Autonomous AI makes the privacy development problem more acute in one specific way. Data exfiltration at machine speed can produce a larger affected population from the same intrusion than human-directed theft would, because AI tools can systematically identify and extract structured records from databases faster than any human attacker, often completing exfiltration before intrusion detection triggers containment. A breach that would have affected 100,000 individuals under manual extraction might affect 500,000 under AI-directed exfiltration, because the AI completes the extraction before the monitoring alert fires. Notification obligations attach per-individual under most state breach statutes. The downstream litigation exposure scales with the notified population. Actuaries who set development patterns based on 2020 to 2023 breach experience are anchoring to a period when most exfiltration was human-paced. That anchor may not hold.

Underwriting Forms and AI Readiness Gaps

The severity and accumulation patterns in the Chubb data point toward specific gaps in current underwriting questionnaire design, and filling those gaps is not a philosophical exercise in preparedness. It is the prerequisite for distinguishing, on a policy-by-policy basis, which accounts carry material AI-amplified exposure from accounts where the current questionnaire result is actually predictive.

Standard cyber questionnaires assess controls that address attack vectors that dominated loss history through 2023: multi-factor authentication, patch management cadence, tested incident response plans, encrypted backups, and endpoint detection platforms. These controls remain necessary and their presence or absence remains predictive for frequency. What they do not assess is the insured's specific resilience against the characteristics that make AI-accelerated attacks different in kind: fast lateral movement, autonomous reconnaissance, and cascading propagation through vendor networks before any human in the chain has had a chance to respond.

Three control attributes matter for AI-amplified threat scenarios in ways that current questionnaires mostly miss.
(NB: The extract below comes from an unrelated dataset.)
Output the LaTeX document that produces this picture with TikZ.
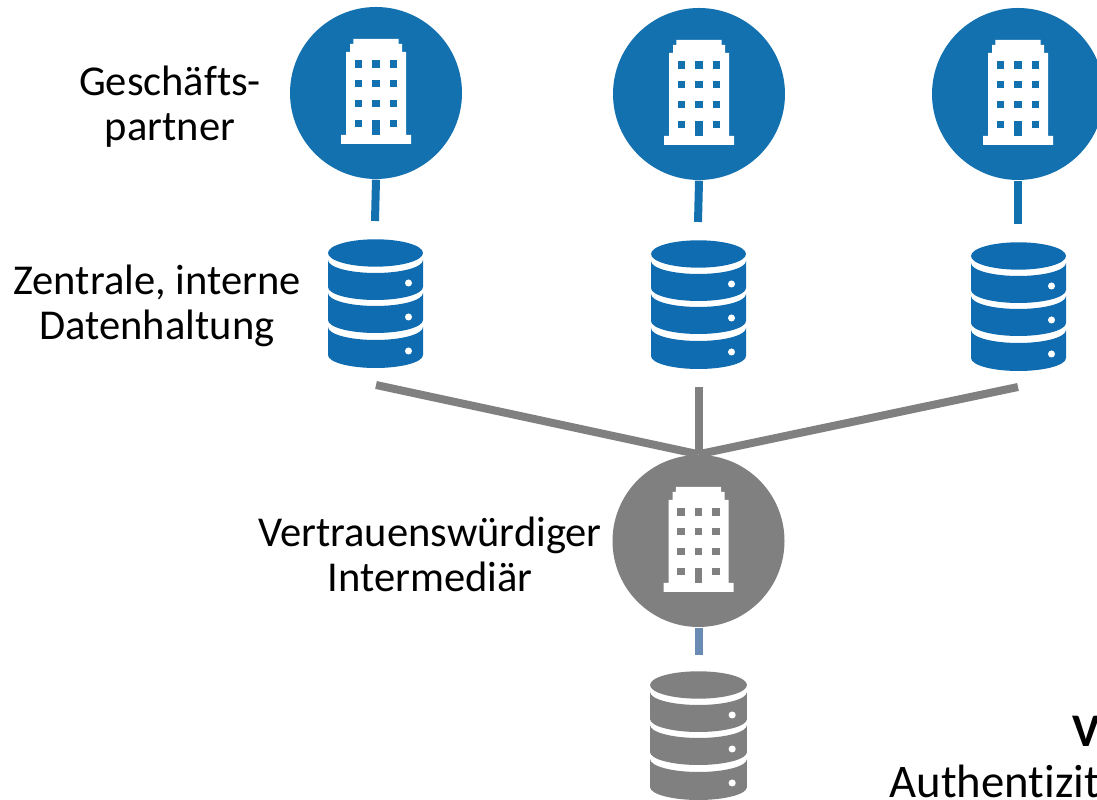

Speed of lateral movement detection is one: an insured whose security stack generates an alert and triggers automated containment within minutes of anomalous lateral network traffic is in a materially different risk position than one whose log aggregation runs on an overnight batch cycle. Network segmentation enforceability is a second: can the insured isolate a compromised segment within minutes of a detection trigger, or does enforcement require manual change control that takes hours? Vendor dependency mapping is a third: does the insured know which critical software and cloud providers share infrastructure with peer companies in its industry, and has it stress-tested the scenario where that shared infrastructure is the point of entry for a supply chain event?

The insured's own AI operations create a parallel questionnaire gap, on the covered-technology side of the AI-in-cyber distinction. An organization deploying AI for autonomous customer interactions, automated claims adjudication, or real-time financial settlement has created a system that, if compromised or manipulated, could produce erroneous outputs at machine speed before any human review catches the error. The relevant questions include: what AI-driven processes operate without human checkpoint approval, what is the dollar threshold above which a human reviews an AI decision, and what monitoring exists to detect model drift or adversarial manipulation of AI inputs. These questions do not appear in most standard cyber applications. The exposure they address is real and growing.
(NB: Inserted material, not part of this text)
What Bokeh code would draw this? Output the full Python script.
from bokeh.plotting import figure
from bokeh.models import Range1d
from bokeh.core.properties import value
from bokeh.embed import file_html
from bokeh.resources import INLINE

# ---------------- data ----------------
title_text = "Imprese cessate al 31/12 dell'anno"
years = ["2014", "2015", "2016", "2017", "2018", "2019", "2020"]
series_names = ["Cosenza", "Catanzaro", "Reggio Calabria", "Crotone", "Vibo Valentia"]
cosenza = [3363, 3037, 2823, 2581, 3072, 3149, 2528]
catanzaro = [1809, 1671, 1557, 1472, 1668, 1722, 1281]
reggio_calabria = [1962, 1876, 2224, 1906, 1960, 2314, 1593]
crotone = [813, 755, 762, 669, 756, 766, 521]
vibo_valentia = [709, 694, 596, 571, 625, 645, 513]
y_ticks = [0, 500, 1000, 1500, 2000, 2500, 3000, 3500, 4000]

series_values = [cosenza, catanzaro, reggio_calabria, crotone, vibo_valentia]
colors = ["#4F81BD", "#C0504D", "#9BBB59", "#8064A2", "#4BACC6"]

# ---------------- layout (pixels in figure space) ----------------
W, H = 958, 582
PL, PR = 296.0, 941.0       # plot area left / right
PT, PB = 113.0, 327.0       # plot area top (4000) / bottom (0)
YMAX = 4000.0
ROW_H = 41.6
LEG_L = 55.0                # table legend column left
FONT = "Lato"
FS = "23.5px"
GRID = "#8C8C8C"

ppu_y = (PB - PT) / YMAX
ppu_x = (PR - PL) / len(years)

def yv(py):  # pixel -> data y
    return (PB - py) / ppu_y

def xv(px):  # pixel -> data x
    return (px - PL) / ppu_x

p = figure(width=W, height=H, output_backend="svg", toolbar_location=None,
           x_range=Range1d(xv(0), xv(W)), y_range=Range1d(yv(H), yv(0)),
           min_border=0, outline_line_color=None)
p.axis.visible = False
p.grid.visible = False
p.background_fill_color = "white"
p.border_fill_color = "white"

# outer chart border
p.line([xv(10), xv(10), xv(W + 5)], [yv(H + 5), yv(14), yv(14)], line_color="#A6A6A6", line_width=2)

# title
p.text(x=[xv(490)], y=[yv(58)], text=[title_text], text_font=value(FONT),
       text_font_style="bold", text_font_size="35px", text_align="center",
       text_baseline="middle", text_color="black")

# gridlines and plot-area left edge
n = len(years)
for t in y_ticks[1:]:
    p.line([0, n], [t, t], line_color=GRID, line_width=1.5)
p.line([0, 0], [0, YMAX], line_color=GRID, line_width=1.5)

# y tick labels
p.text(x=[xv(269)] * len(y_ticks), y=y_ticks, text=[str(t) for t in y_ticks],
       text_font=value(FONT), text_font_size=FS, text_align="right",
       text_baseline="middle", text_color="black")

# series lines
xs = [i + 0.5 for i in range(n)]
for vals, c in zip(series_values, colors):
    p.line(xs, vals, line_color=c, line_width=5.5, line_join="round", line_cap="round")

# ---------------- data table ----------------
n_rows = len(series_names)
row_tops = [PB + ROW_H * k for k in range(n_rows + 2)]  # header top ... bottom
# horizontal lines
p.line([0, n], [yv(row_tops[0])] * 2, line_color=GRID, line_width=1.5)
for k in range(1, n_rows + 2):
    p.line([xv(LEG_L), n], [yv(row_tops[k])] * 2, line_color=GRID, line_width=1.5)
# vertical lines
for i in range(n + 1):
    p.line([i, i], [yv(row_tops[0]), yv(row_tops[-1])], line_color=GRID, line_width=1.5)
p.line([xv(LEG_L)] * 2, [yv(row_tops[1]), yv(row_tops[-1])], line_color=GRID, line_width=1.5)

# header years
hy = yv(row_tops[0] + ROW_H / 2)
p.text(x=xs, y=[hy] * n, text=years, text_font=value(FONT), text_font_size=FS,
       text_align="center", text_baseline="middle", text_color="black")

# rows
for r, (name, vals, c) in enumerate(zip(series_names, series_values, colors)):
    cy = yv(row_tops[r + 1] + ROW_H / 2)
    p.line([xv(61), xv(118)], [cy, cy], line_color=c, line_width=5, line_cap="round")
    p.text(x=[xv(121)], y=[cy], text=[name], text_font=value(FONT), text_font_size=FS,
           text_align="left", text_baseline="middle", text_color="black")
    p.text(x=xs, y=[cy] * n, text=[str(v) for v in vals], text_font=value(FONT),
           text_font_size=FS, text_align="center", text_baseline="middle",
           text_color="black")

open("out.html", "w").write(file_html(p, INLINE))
Building Severity Scenarios from Observed Claims Data

The market framing of autonomous AI cyber risk operates almost entirely at the threat-narrative level. Capabilities are advancing, tools are commoditizing, attack speed is increasing. That framing is probably accurate. It does not translate directly into a pricing variable, and it cannot support a rate filing on its own.

The Chubb data provides the bridge an actuary actually needs. Dedicated AI-specific loss history does not exist yet. What exists is observed severity, accumulation, and development patterns in the current claims portfolio, patterns that AI amplification will stress in predictable directions and by parameterizable magnitudes.
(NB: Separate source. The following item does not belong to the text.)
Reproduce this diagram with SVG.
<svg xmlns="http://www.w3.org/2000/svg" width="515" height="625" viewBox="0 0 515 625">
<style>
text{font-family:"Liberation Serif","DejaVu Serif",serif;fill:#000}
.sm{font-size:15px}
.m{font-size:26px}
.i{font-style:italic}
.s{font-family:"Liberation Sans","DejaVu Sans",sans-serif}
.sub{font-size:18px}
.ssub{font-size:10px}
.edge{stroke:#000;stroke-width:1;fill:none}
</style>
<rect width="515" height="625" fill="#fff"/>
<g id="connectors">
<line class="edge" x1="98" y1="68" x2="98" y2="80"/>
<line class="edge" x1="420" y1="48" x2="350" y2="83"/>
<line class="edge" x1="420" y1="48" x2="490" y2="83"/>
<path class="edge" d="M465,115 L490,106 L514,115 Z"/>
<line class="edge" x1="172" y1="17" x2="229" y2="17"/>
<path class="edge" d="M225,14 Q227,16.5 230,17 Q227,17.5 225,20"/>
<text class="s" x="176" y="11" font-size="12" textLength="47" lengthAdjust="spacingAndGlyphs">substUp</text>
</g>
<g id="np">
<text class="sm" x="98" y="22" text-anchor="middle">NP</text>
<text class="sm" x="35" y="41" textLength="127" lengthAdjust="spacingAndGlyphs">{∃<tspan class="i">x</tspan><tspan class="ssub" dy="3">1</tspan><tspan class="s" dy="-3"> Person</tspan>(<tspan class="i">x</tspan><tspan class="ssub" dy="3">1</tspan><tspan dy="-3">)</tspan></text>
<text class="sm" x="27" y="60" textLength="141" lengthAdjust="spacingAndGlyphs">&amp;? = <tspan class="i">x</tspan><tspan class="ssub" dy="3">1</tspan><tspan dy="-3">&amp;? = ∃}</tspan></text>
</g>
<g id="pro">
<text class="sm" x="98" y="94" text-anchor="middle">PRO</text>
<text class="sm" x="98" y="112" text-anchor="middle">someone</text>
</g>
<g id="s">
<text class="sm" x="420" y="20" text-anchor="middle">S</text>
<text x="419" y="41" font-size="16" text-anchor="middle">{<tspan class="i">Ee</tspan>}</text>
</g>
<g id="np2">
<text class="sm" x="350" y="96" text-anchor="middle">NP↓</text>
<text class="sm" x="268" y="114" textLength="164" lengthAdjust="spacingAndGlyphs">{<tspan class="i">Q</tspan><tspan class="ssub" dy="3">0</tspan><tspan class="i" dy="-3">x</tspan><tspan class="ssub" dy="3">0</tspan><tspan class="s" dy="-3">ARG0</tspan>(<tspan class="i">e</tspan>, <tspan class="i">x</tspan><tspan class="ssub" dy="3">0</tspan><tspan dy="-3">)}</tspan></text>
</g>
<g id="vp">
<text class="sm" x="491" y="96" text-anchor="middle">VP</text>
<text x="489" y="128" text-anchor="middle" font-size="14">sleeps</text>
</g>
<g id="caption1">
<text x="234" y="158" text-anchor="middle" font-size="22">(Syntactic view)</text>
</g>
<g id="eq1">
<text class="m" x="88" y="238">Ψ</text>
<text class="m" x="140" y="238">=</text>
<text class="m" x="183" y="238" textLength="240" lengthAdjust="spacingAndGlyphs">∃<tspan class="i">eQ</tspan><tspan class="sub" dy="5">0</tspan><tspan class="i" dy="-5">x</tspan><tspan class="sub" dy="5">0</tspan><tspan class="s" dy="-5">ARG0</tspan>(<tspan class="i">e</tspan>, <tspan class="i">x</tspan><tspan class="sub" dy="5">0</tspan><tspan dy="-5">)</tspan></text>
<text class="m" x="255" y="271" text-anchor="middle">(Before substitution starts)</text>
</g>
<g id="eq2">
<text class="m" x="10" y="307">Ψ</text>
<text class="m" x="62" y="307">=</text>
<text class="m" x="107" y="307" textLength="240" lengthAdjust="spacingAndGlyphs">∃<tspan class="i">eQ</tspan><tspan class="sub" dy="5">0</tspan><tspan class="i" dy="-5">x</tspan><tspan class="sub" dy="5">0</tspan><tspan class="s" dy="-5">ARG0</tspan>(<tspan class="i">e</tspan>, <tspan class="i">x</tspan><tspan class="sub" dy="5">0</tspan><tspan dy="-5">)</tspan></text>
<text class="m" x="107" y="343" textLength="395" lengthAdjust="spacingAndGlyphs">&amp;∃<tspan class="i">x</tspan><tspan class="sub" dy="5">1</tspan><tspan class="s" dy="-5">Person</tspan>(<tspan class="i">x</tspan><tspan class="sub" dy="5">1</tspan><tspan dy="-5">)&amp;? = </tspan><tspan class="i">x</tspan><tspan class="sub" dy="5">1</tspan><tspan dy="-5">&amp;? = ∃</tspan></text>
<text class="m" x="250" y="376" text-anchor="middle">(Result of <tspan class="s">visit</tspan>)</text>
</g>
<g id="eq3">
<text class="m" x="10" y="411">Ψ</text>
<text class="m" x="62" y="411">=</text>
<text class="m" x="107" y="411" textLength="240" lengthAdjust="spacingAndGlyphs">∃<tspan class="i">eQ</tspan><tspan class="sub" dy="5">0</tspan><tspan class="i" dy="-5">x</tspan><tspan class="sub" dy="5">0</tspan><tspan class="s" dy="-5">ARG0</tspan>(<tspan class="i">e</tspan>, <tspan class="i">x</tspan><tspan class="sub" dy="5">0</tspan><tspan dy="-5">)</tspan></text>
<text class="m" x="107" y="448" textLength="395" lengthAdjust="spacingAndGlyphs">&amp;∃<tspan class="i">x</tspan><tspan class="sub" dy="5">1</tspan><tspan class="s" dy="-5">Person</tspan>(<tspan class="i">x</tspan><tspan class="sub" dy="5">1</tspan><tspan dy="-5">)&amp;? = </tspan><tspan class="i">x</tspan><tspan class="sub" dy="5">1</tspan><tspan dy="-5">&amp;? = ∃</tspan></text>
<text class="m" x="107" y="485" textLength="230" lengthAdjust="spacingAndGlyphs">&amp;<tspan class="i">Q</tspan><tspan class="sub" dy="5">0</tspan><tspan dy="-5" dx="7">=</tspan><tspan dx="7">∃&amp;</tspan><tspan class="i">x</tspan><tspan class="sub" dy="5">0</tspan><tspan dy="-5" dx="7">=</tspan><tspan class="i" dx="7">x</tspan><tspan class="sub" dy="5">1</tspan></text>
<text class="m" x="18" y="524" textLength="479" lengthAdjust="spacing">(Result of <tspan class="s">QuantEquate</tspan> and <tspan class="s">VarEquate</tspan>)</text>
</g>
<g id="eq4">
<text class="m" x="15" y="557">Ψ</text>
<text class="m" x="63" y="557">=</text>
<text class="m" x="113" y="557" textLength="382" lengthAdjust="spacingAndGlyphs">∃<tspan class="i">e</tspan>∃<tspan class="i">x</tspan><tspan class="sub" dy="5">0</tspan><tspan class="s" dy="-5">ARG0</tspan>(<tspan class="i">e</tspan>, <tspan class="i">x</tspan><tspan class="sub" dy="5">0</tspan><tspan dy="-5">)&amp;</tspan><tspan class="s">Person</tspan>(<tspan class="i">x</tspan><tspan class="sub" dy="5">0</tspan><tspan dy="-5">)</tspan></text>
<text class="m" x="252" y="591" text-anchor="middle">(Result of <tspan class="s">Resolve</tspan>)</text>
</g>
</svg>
Start with severity. The large-account average of $4.4 million and the supply chain 2.5x loss multiplier are observed anchors, not model outputs. An actuary can apply a range of AI-amplification factors to those anchors as explicit scenario parameters: if AI reduces mean time to lateral spread by half, how does the supply chain loss distribution shift? If autonomous exfiltration completes extraction on a larger fraction of records before detection, what is the change in notification cost across the state-by-state breach notification framework? If the average data-breach claim at $10.2 million reflects 2025 attack speeds, what does that distribution look like at twice the exfiltration rate? These are not guesses. They are parameterized ranges anchored to documented claims data, disclosed as scenario uncertainty rather than false-precision point estimates.

On the frequency side, the 34% decline in large-account frequency alongside nearly doubled severity is a pattern worth examining rather than accepting at face value. One interpretation is that defenses improved and attackers found fewer entry points. A second interpretation is that AI-enabled attackers have shifted toward fewer, higher-value targets selected with greater precision, because the per-attack investment required to deploy autonomous tools is better amortized against high-value victims. If the second interpretation is correct, frequency will continue falling as severity rises, because the attacker economics favor concentration. An actuary modeling frequency and severity with separate trend selections, rather than a single blended loss ratio trend, can track which interpretation the emerging data supports without conflating the two.

For loss development, the Chubb data supports maintaining at least two separate triangles: one for operational cyber events with their 18 to 24 month development horizon, and one for privacy-litigation claims with a three to five year tail. AI-accelerated exfiltration stretches the second triangle by increasing the notified population and accelerating plaintiff identification. That effect should appear as a rightward shift in the late-tail link ratios for privacy claims rather than in the shorter-tail operational factors, which is why composite triangles obscure the effect entirely.